(Excerpt from a dataset)
• • •

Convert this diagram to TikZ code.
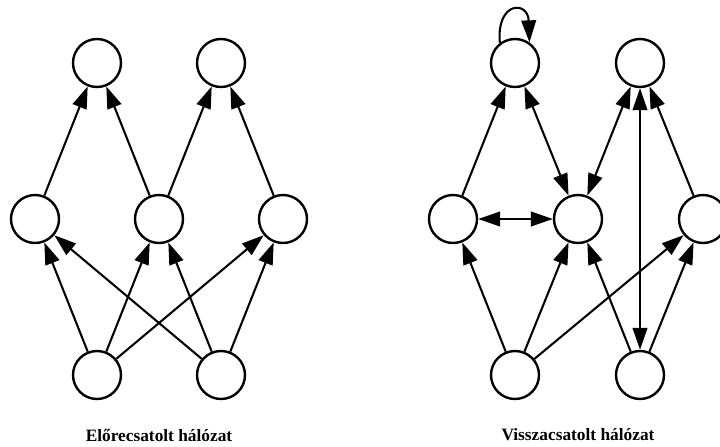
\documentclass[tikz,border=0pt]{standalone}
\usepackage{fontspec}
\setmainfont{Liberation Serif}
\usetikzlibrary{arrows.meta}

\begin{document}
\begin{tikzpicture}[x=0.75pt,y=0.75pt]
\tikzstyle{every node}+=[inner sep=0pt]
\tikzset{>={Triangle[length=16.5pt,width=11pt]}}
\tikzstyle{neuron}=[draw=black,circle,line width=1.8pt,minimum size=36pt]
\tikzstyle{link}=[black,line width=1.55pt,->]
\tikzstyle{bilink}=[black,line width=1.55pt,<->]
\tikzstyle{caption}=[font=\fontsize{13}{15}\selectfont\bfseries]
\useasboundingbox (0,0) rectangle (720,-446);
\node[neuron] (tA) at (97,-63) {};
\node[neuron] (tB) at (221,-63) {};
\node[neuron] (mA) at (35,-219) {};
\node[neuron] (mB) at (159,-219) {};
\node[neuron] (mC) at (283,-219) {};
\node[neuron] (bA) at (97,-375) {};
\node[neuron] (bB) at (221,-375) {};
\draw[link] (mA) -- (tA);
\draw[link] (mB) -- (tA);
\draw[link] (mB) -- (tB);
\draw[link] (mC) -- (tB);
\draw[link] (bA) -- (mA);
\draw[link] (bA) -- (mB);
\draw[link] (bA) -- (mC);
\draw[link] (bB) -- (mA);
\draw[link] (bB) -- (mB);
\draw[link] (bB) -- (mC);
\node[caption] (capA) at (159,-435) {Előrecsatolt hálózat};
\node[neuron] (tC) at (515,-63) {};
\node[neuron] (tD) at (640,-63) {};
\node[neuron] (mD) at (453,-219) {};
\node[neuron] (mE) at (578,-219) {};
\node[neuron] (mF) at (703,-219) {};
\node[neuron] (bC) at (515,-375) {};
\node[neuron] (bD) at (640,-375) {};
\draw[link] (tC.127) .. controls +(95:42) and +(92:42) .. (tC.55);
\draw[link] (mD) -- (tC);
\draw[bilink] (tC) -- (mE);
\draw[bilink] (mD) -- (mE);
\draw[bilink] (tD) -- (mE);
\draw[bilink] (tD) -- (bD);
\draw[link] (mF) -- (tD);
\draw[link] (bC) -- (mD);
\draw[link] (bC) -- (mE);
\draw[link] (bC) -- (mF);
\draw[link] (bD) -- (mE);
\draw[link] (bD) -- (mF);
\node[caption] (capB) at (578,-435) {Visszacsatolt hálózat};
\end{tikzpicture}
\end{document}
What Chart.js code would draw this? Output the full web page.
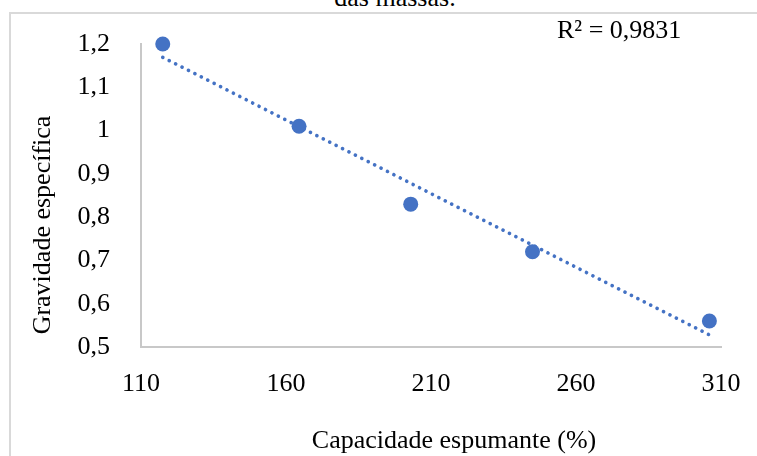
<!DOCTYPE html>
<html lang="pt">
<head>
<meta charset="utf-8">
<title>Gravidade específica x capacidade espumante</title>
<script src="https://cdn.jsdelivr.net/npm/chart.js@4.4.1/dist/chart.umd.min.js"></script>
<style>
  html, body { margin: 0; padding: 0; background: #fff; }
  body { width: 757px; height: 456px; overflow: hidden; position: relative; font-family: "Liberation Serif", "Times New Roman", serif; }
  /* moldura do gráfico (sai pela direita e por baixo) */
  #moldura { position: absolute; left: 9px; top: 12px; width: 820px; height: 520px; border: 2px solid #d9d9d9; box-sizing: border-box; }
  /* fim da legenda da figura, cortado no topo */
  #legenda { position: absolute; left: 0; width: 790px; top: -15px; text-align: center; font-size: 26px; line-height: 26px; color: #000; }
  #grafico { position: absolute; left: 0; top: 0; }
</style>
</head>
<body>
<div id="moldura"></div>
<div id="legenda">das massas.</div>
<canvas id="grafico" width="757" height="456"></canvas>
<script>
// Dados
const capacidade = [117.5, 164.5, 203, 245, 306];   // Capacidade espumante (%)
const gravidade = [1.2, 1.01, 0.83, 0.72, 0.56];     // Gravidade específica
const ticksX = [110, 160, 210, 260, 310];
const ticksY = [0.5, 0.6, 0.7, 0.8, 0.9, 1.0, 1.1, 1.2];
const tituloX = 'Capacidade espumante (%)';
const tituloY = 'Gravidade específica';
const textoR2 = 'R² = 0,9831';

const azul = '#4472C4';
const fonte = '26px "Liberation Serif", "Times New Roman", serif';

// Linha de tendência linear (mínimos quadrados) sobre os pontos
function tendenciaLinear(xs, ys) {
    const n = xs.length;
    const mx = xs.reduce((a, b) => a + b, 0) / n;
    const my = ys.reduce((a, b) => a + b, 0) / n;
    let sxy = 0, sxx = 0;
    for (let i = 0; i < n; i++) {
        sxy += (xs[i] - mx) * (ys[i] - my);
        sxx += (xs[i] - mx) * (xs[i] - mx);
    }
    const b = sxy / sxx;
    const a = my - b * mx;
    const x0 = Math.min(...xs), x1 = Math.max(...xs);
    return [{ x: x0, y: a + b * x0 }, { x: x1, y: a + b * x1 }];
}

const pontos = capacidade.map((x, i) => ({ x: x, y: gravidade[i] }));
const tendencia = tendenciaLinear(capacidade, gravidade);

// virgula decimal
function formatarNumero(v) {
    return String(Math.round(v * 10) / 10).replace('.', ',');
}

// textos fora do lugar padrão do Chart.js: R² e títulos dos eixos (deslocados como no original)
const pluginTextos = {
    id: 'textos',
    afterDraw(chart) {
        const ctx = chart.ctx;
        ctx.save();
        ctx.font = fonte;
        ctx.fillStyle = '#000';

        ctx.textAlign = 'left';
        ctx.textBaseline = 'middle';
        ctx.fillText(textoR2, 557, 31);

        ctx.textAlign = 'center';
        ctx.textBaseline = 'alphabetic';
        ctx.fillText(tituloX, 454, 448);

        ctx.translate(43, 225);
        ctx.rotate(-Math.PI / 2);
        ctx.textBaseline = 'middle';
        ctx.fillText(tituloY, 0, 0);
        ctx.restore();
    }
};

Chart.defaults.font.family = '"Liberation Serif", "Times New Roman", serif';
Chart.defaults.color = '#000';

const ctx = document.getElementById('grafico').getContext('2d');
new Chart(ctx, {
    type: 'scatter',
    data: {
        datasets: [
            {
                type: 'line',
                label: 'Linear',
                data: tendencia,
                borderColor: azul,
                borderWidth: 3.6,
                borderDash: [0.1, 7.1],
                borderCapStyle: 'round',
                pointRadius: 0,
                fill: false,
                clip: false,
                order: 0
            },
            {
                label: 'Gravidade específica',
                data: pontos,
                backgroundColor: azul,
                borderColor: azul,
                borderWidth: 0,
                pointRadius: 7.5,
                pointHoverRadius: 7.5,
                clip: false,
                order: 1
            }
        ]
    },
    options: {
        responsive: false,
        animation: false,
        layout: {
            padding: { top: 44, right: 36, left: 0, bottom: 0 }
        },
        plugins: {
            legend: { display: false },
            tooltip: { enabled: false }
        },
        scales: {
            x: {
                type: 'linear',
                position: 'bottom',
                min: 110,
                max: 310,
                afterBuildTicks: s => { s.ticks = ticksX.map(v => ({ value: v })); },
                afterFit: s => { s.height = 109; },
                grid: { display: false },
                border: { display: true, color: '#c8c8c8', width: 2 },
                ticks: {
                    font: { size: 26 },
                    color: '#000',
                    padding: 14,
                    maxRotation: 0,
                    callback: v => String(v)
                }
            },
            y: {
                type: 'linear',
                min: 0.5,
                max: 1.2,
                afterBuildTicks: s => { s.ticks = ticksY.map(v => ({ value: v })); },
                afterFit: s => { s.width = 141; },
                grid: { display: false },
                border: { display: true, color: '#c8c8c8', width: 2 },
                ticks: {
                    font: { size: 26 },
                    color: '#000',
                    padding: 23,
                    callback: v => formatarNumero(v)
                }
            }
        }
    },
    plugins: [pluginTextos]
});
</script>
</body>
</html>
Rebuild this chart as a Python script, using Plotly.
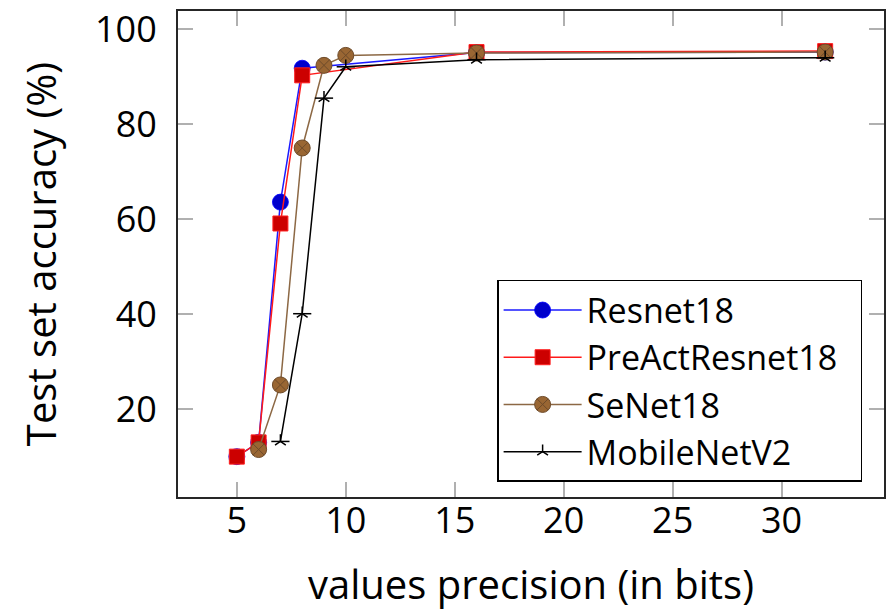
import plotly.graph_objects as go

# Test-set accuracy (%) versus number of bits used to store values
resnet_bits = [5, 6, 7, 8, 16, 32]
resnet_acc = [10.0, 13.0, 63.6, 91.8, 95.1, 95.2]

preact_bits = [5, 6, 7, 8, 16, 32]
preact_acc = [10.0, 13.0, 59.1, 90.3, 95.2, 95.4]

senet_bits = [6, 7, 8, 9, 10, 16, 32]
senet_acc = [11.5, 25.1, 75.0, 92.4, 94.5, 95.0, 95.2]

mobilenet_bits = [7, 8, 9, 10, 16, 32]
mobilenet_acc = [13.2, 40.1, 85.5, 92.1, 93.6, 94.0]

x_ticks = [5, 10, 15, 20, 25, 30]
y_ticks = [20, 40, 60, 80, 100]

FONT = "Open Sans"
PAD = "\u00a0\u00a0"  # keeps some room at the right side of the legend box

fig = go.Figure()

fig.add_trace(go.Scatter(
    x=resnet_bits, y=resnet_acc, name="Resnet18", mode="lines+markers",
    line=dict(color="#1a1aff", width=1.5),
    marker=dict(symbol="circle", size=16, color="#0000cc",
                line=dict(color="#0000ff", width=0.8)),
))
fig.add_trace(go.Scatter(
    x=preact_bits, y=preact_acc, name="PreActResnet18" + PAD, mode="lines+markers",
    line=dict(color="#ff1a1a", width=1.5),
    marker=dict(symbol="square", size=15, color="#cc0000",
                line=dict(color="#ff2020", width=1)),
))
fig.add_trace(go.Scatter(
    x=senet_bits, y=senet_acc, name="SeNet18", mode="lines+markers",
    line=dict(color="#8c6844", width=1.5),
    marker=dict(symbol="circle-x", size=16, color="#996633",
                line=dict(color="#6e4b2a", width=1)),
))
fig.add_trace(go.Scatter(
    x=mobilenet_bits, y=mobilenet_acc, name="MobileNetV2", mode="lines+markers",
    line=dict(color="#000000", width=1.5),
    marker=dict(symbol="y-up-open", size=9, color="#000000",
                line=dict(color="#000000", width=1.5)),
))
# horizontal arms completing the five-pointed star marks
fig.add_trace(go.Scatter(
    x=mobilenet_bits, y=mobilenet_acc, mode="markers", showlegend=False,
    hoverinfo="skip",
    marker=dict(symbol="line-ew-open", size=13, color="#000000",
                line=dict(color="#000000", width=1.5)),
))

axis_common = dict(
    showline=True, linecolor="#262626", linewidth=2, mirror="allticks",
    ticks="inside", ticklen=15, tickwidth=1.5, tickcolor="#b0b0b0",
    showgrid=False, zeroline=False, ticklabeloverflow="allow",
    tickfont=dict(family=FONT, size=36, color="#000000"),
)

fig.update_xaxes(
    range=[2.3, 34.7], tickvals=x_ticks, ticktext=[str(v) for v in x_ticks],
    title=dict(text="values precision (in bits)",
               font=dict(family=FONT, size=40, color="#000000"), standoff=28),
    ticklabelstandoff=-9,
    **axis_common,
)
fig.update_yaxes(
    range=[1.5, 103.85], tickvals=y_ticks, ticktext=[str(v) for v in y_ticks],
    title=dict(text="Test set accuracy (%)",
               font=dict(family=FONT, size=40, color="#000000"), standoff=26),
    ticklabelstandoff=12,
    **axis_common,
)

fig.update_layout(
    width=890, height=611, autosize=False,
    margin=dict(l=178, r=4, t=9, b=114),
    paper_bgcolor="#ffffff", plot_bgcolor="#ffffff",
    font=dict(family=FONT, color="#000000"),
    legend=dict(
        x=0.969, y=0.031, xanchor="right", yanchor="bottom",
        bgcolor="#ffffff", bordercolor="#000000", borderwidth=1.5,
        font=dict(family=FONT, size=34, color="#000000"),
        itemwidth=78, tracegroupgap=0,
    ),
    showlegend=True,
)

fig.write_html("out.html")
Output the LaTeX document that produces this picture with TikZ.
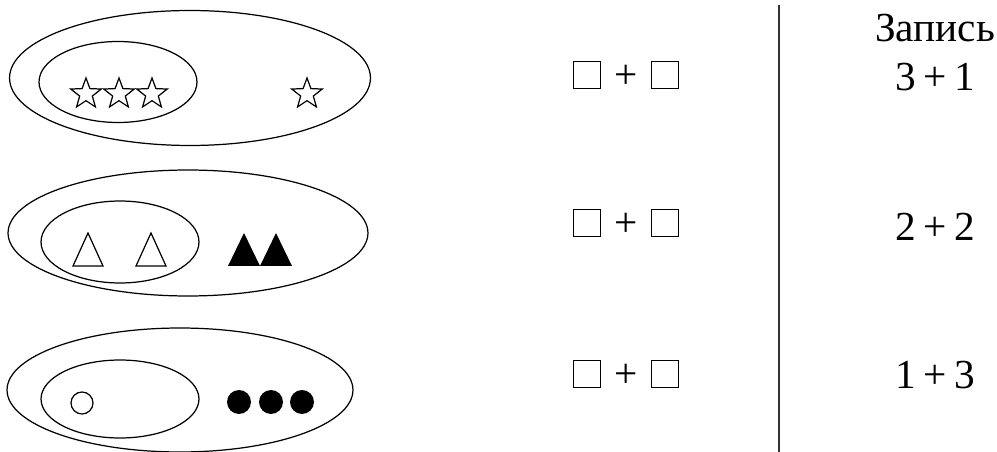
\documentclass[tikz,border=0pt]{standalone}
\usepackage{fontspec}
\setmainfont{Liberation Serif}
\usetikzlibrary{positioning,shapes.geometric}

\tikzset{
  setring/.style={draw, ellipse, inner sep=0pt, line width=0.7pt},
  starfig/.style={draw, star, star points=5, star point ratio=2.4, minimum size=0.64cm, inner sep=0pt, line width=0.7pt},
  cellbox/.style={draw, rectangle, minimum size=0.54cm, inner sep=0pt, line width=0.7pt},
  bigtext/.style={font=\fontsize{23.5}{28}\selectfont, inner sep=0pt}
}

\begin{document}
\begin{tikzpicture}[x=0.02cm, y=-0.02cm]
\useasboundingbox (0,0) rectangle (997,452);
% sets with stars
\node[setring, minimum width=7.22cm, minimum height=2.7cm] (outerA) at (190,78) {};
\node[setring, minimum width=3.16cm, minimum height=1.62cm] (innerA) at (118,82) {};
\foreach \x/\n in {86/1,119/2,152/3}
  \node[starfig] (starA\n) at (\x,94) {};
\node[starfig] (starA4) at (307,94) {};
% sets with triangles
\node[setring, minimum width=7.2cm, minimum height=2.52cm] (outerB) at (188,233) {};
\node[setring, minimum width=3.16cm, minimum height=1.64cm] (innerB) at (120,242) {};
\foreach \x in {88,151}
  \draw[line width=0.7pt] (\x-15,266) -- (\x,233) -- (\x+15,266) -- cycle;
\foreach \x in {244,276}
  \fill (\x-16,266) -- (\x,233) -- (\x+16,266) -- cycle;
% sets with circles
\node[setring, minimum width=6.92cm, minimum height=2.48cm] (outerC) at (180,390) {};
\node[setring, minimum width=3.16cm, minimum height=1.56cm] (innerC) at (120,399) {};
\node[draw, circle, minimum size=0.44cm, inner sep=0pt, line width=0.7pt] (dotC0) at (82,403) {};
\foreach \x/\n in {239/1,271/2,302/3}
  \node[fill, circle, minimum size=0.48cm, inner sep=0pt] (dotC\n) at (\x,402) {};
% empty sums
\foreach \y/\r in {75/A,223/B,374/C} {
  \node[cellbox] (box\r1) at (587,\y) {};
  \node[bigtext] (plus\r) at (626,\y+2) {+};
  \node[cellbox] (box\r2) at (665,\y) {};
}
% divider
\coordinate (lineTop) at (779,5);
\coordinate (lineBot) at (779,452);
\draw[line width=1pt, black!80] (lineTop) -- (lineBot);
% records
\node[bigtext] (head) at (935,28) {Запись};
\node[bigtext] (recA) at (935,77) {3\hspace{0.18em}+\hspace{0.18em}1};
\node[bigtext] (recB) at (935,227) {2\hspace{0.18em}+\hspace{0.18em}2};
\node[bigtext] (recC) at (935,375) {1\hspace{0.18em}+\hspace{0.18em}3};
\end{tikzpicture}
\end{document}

• • •

#### TASK:
Extract every line containing the string "with" from the material.

#### THE REPLY:
Output the LaTeX document that produces this picture with TikZ.
% sets with stars
% sets with triangles
% sets with circles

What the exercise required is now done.